INSTRUCTIONS FOR THE TASK
Write the lines out exactly as they stand, from the one containing "Rebuild this chart" through the one containing "3.5, 3.75, 4.0];", and only those. Omit pictures.

AVAILABLE RECORDS
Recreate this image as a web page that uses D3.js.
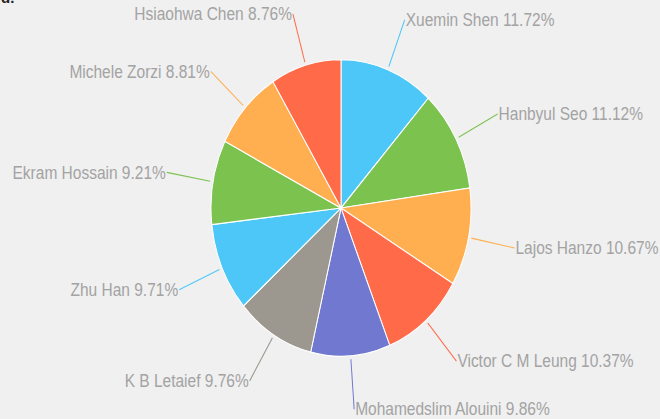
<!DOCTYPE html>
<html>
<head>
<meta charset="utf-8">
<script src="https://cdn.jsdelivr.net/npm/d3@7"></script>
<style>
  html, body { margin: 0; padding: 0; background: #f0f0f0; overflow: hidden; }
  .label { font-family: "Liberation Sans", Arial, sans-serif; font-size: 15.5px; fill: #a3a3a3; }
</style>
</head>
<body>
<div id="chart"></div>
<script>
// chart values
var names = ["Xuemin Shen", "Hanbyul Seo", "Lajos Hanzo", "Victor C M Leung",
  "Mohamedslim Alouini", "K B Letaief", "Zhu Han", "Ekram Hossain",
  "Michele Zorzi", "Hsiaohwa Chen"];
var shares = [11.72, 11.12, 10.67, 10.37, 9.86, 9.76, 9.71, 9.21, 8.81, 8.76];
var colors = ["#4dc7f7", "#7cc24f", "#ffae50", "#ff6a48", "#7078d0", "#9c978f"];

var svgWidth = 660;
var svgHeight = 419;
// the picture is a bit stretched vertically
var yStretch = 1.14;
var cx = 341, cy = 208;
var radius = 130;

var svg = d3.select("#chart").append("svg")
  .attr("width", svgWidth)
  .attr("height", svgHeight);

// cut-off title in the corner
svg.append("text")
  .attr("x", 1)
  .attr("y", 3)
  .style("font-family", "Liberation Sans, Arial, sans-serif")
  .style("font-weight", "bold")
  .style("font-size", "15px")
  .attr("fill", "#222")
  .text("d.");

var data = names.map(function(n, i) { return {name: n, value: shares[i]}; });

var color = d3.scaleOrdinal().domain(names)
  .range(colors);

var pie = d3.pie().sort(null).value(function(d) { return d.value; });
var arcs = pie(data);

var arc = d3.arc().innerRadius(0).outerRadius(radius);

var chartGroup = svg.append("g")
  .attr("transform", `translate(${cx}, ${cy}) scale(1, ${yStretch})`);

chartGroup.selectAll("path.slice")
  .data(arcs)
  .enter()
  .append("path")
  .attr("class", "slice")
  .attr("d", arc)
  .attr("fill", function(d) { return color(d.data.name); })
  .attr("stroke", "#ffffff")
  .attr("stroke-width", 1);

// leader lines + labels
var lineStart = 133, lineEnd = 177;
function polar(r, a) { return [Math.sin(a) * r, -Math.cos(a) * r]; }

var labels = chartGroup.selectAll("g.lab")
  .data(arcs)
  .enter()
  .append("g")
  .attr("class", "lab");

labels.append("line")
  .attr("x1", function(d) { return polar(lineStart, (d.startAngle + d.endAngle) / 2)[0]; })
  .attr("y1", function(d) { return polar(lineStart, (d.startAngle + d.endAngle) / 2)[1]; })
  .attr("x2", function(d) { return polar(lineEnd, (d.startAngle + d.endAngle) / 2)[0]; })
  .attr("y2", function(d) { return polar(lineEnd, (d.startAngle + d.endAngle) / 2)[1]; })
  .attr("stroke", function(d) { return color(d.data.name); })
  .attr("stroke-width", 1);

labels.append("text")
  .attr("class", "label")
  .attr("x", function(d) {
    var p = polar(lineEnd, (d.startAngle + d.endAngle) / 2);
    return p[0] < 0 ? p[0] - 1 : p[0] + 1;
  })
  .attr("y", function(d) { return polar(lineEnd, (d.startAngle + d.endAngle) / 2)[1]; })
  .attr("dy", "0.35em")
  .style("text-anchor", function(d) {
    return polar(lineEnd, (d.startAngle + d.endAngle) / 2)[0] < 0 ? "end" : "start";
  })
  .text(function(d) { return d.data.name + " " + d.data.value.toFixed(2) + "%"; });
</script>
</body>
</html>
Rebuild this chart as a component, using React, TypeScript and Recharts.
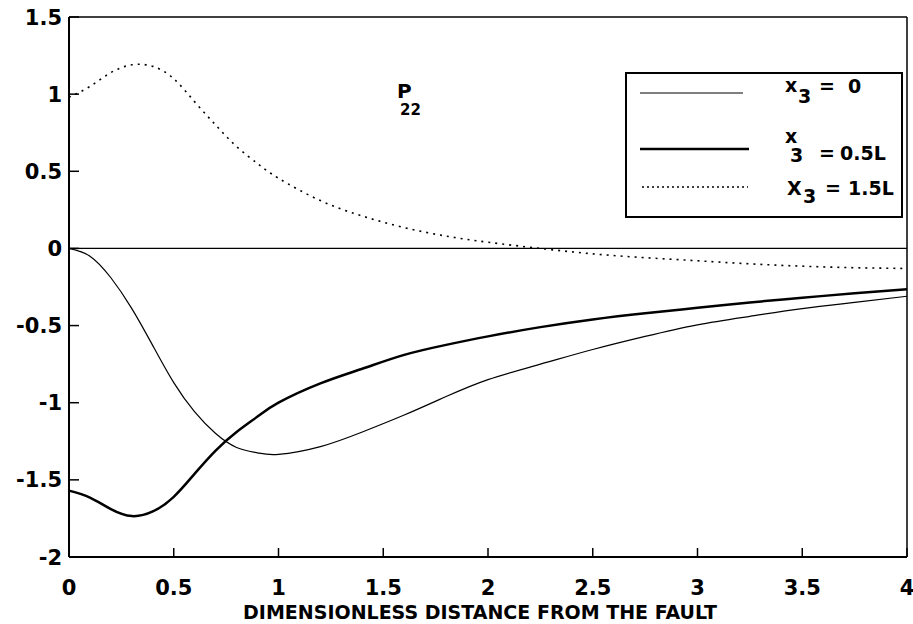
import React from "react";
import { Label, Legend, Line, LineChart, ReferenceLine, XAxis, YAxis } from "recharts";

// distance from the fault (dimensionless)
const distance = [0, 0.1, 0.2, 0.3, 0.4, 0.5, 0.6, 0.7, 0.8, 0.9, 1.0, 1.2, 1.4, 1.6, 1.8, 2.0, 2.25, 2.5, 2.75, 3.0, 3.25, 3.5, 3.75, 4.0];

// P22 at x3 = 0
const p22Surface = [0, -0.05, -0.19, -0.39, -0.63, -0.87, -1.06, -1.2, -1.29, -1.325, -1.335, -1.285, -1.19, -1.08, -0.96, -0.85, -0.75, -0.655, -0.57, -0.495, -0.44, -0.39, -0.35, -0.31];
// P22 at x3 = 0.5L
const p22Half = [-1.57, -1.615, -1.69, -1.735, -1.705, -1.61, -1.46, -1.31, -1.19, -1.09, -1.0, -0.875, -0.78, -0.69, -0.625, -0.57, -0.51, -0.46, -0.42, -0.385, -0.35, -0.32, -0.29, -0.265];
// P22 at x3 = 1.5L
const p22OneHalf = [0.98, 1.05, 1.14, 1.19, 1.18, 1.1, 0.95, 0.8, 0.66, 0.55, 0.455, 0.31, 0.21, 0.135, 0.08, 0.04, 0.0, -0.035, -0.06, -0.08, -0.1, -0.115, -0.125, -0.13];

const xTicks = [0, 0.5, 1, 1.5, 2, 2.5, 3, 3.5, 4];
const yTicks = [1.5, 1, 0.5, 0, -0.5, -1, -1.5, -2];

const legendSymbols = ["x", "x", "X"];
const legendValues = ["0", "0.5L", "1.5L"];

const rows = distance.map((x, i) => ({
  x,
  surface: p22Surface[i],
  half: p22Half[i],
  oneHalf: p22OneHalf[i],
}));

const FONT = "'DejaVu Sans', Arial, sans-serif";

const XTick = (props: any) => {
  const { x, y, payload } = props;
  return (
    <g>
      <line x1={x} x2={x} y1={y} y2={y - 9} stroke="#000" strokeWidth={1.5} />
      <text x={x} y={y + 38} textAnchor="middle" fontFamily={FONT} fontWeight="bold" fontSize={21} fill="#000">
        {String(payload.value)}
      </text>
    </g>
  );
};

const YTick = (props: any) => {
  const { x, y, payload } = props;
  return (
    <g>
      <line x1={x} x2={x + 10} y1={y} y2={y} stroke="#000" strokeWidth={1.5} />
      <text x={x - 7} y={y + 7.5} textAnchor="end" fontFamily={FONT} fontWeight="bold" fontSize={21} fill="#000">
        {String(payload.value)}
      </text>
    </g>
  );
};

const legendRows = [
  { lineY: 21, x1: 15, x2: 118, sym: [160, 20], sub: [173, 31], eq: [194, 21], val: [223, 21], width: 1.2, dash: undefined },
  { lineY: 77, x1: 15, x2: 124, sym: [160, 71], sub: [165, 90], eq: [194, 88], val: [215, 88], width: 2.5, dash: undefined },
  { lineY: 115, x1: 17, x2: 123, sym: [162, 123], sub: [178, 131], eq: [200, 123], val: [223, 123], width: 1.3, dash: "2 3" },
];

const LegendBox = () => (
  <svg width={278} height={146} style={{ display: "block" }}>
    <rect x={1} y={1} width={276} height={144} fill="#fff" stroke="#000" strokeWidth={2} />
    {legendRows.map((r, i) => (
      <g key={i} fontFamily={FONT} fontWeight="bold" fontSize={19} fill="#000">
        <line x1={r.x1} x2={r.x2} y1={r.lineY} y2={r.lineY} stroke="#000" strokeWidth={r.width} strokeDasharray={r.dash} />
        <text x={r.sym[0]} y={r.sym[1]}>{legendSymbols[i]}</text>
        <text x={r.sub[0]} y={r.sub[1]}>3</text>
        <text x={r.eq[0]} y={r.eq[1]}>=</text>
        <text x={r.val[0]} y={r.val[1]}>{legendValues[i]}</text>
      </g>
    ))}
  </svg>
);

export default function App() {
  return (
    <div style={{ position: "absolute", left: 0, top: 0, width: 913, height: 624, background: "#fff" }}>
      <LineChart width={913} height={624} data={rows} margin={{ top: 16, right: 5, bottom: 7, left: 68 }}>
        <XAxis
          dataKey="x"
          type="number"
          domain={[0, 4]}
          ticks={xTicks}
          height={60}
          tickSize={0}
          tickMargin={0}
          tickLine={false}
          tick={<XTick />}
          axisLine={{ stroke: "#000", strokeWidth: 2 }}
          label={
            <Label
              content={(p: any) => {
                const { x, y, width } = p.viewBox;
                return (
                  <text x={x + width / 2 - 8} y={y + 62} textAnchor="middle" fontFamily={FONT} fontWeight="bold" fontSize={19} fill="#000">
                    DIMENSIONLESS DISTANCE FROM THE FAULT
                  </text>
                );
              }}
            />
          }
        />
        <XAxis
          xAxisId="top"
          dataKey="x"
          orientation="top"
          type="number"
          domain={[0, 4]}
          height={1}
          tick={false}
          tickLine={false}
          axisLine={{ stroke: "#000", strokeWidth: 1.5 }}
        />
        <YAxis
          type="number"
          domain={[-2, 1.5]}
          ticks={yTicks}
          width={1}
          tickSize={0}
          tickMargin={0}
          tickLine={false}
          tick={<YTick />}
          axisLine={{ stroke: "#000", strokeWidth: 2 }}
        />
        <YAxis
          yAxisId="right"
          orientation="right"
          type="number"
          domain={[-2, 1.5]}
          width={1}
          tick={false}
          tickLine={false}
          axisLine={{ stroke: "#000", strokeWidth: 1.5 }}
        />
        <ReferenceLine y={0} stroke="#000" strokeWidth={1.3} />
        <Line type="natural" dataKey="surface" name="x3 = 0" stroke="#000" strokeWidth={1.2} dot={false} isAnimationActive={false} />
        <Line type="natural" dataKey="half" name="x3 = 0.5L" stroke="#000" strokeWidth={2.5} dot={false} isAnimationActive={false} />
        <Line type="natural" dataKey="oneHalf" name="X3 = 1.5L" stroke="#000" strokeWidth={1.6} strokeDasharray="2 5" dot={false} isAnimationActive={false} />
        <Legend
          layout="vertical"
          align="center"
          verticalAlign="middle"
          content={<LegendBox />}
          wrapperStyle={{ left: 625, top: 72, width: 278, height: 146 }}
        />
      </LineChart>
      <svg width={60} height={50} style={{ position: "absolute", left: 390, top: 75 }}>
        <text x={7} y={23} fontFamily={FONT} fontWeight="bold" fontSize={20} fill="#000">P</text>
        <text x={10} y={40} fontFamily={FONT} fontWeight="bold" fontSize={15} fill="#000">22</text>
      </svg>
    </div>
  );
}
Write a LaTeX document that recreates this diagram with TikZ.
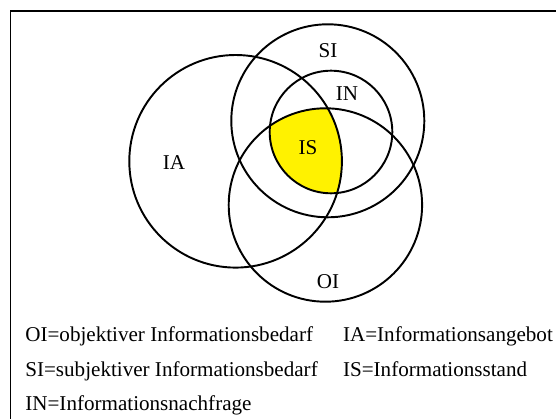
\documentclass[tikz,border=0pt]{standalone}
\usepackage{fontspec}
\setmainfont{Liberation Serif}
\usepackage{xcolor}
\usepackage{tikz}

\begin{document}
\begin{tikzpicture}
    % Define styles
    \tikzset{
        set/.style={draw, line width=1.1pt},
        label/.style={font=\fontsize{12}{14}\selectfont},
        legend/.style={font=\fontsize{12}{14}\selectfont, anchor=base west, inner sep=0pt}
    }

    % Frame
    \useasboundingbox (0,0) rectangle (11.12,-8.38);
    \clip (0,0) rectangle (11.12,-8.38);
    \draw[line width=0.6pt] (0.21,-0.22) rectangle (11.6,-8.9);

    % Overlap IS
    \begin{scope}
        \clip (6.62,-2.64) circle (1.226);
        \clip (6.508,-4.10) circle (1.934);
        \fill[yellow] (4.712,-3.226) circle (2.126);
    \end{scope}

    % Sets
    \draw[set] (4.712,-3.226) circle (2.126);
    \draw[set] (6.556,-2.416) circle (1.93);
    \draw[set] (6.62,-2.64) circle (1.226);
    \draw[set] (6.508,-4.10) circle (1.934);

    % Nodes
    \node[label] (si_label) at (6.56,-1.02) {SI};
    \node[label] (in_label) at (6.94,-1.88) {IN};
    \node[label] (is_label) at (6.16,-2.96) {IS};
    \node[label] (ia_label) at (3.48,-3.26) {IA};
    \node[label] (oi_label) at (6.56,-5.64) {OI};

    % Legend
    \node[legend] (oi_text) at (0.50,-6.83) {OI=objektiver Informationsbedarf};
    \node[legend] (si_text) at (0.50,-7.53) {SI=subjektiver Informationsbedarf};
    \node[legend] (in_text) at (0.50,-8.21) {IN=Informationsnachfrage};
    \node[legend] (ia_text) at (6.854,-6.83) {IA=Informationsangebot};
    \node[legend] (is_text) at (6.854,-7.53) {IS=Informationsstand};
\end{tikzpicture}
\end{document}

RESPONSE
Rebuild this chart as a component, using React, TypeScript and Recharts.
import React from "react";
import { Label, Legend, Line, LineChart, ReferenceLine, XAxis, YAxis } from "recharts";

// distance from the fault (dimensionless)
const distance = [0, 0.1, 0.2, 0.3, 0.4, 0.5, 0.6, 0.7, 0.8, 0.9, 1.0, 1.2, 1.4, 1.6, 1.8, 2.0, 2.25, 2.5, 2.75, 3.0, 3.25, 3.5, 3.75, 4.0];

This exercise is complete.